* _Stated problem_:
Copy the data exactly; pictures stay out of the copy.

* _Recorded information_:
(begin)
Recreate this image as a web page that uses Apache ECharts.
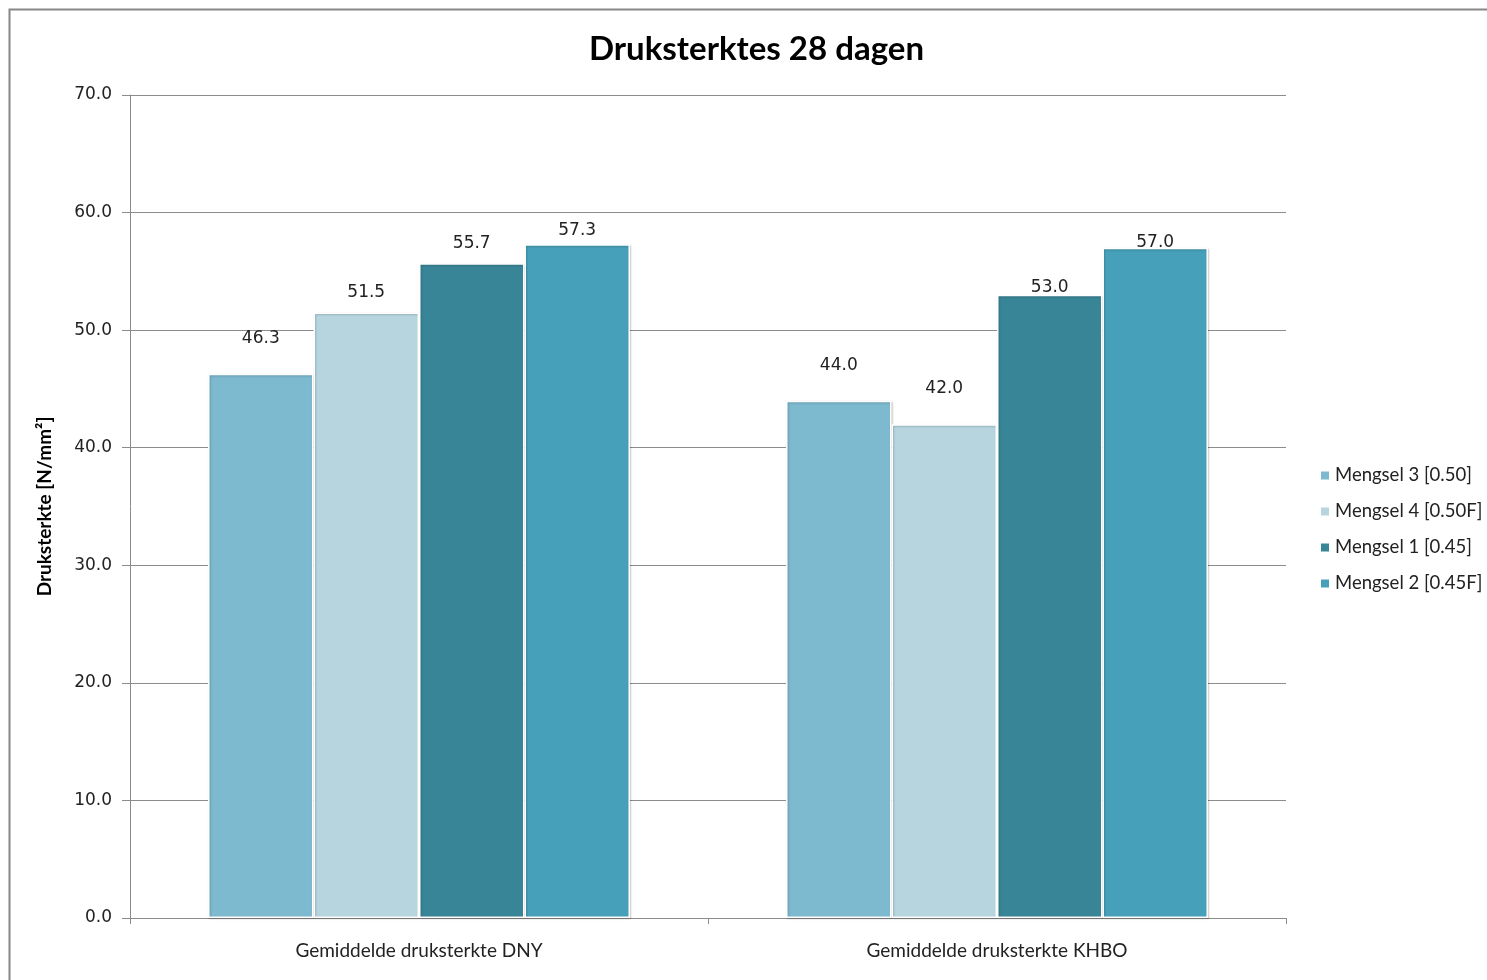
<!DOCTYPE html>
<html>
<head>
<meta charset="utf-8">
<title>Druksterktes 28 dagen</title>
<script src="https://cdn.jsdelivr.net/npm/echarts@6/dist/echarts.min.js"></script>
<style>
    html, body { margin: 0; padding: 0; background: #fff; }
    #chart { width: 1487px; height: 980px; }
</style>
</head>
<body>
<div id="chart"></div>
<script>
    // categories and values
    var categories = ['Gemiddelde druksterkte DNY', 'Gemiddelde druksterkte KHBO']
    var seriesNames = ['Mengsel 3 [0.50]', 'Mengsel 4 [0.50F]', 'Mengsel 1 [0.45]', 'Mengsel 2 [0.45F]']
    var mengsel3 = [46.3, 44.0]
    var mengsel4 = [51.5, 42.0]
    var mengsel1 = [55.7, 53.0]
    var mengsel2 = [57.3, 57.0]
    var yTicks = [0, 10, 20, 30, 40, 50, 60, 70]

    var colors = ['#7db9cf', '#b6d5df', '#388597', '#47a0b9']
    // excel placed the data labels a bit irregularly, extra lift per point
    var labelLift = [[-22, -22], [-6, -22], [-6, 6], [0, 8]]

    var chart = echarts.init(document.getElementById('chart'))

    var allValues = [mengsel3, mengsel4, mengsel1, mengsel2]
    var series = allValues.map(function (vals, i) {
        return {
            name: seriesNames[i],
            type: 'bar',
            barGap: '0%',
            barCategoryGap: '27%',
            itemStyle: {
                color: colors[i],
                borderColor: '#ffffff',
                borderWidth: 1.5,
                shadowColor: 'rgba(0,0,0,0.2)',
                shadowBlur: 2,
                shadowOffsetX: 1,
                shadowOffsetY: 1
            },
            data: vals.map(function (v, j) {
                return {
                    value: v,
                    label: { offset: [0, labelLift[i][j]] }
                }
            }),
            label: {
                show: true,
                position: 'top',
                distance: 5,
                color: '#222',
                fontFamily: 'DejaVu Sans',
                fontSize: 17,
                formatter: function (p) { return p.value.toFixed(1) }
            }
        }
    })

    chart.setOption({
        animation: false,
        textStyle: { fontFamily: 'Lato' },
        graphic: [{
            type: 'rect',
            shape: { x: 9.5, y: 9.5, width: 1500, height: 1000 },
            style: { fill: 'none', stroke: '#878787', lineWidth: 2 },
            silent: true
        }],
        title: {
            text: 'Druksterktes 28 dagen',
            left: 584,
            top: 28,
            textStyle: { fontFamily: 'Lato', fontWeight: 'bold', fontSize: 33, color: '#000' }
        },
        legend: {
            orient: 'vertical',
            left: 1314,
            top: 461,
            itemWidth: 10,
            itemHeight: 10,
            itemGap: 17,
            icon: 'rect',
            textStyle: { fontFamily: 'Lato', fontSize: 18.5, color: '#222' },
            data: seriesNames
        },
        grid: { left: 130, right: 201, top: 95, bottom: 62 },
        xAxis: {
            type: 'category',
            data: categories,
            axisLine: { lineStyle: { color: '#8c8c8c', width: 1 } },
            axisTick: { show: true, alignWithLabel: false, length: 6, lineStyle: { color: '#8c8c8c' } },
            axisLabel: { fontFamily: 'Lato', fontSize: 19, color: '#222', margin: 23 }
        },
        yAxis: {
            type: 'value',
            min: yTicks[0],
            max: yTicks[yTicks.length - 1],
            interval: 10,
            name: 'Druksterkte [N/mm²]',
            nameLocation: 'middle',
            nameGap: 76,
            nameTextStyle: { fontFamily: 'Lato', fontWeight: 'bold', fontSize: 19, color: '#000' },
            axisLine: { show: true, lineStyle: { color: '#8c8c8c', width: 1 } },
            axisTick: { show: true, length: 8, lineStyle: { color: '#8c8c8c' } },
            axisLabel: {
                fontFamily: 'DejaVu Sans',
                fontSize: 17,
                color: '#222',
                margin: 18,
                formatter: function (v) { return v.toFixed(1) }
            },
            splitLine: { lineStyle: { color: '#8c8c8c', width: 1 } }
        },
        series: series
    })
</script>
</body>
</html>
(end)
* _Reply_:
Recreate this image as a web page that uses Apache ECharts.
<!DOCTYPE html>
<html>
<head>
<meta charset="utf-8">
<title>Druksterktes 28 dagen</title>
<script src="https://cdn.jsdelivr.net/npm/echarts@6/dist/echarts.min.js"></script>
<style>
    html, body { margin: 0; padding: 0; background: #fff; }
    #chart { width: 1487px; height: 980px; }
</style>
</head>
<body>
<div id="chart"></div>
<script>
    // categories and values
    var categories = ['Gemiddelde druksterkte DNY', 'Gemiddelde druksterkte KHBO']
    var seriesNames = ['Mengsel 3 [0.50]', 'Mengsel 4 [0.50F]', 'Mengsel 1 [0.45]', 'Mengsel 2 [0.45F]']
    var mengsel3 = [46.3, 44.0]
    var mengsel4 = [51.5, 42.0]
    var mengsel1 = [55.7, 53.0]
    var mengsel2 = [57.3, 57.0]
    var yTicks = [0, 10, 20, 30, 40, 50, 60, 70]

    var colors = ['#7db9cf', '#b6d5df', '#388597', '#47a0b9']
    // excel placed the data labels a bit irregularly, extra lift per point
    var labelLift = [[-22, -22], [-6, -22], [-6, 6], [0, 8]]

    var chart = echarts.init(document.getElementById('chart'))

    var allValues = [mengsel3, mengsel4, mengsel1, mengsel2]
    var series = allValues.map(function (vals, i) {
        return {
            name: seriesNames[i],
            type: 'bar',
            barGap: '0%',
            barCategoryGap: '27%',
            itemStyle: {
                color: colors[i],
                borderColor: '#ffffff',
                borderWidth: 1.5,
                shadowColor: 'rgba(0,0,0,0.2)',
                shadowBlur: 2,
                shadowOffsetX: 1,
                shadowOffsetY: 1
            },
            data: vals.map(function (v, j) {
                return {
                    value: v,
                    label: { offset: [0, labelLift[i][j]] }
                }
            }),
            label: {
                show: true,
                position: 'top',
                distance: 5,
                color: '#222',
                fontFamily: 'DejaVu Sans',
                fontSize: 17,
                formatter: function (p) { return p.value.toFixed(1) }
            }
        }
    })

    chart.setOption({
        animation: false,
        textStyle: { fontFamily: 'Lato' },
        graphic: [{
            type: 'rect',
            shape: { x: 9.5, y: 9.5, width: 1500, height: 1000 },
            style: { fill: 'none', stroke: '#878787', lineWidth: 2 },
            silent: true
        }],
        title: {
            text: 'Druksterktes 28 dagen',
            left: 584,
            top: 28,
            textStyle: { fontFamily: 'Lato', fontWeight: 'bold', fontSize: 33, color: '#000' }
        },
        legend: {
            orient: 'vertical',
            left: 1314,
            top: 461,
            itemWidth: 10,
            itemHeight: 10,
            itemGap: 17,
            icon: 'rect',
            textStyle: { fontFamily: 'Lato', fontSize: 18.5, color: '#222' },
            data: seriesNames
        },
        grid: { left: 130, right: 201, top: 95, bottom: 62 },
        xAxis: {
            type: 'category',
            data: categories,
            axisLine: { lineStyle: { color: '#8c8c8c', width: 1 } },
            axisTick: { show: true, alignWithLabel: false, length: 6, lineStyle: { color: '#8c8c8c' } },
            axisLabel: { fontFamily: 'Lato', fontSize: 19, color: '#222', margin: 23 }
        },
        yAxis: {
            type: 'value',
            min: yTicks[0],
            max: yTicks[yTicks.length - 1],
            interval: 10,
            name: 'Druksterkte [N/mm²]',
            nameLocation: 'middle',
            nameGap: 76,
            nameTextStyle: { fontFamily: 'Lato', fontWeight: 'bold', fontSize: 19, color: '#000' },
            axisLine: { show: true, lineStyle: { color: '#8c8c8c', width: 1 } },
            axisTick: { show: true, length: 8, lineStyle: { color: '#8c8c8c' } },
            axisLabel: {
                fontFamily: 'DejaVu Sans',
                fontSize: 17,
                color: '#222',
                margin: 18,
                formatter: function (v) { return v.toFixed(1) }
            },
            splitLine: { lineStyle: { color: '#8c8c8c', width: 1 } }
        },
        series: series
    })
</script>
</body>
</html>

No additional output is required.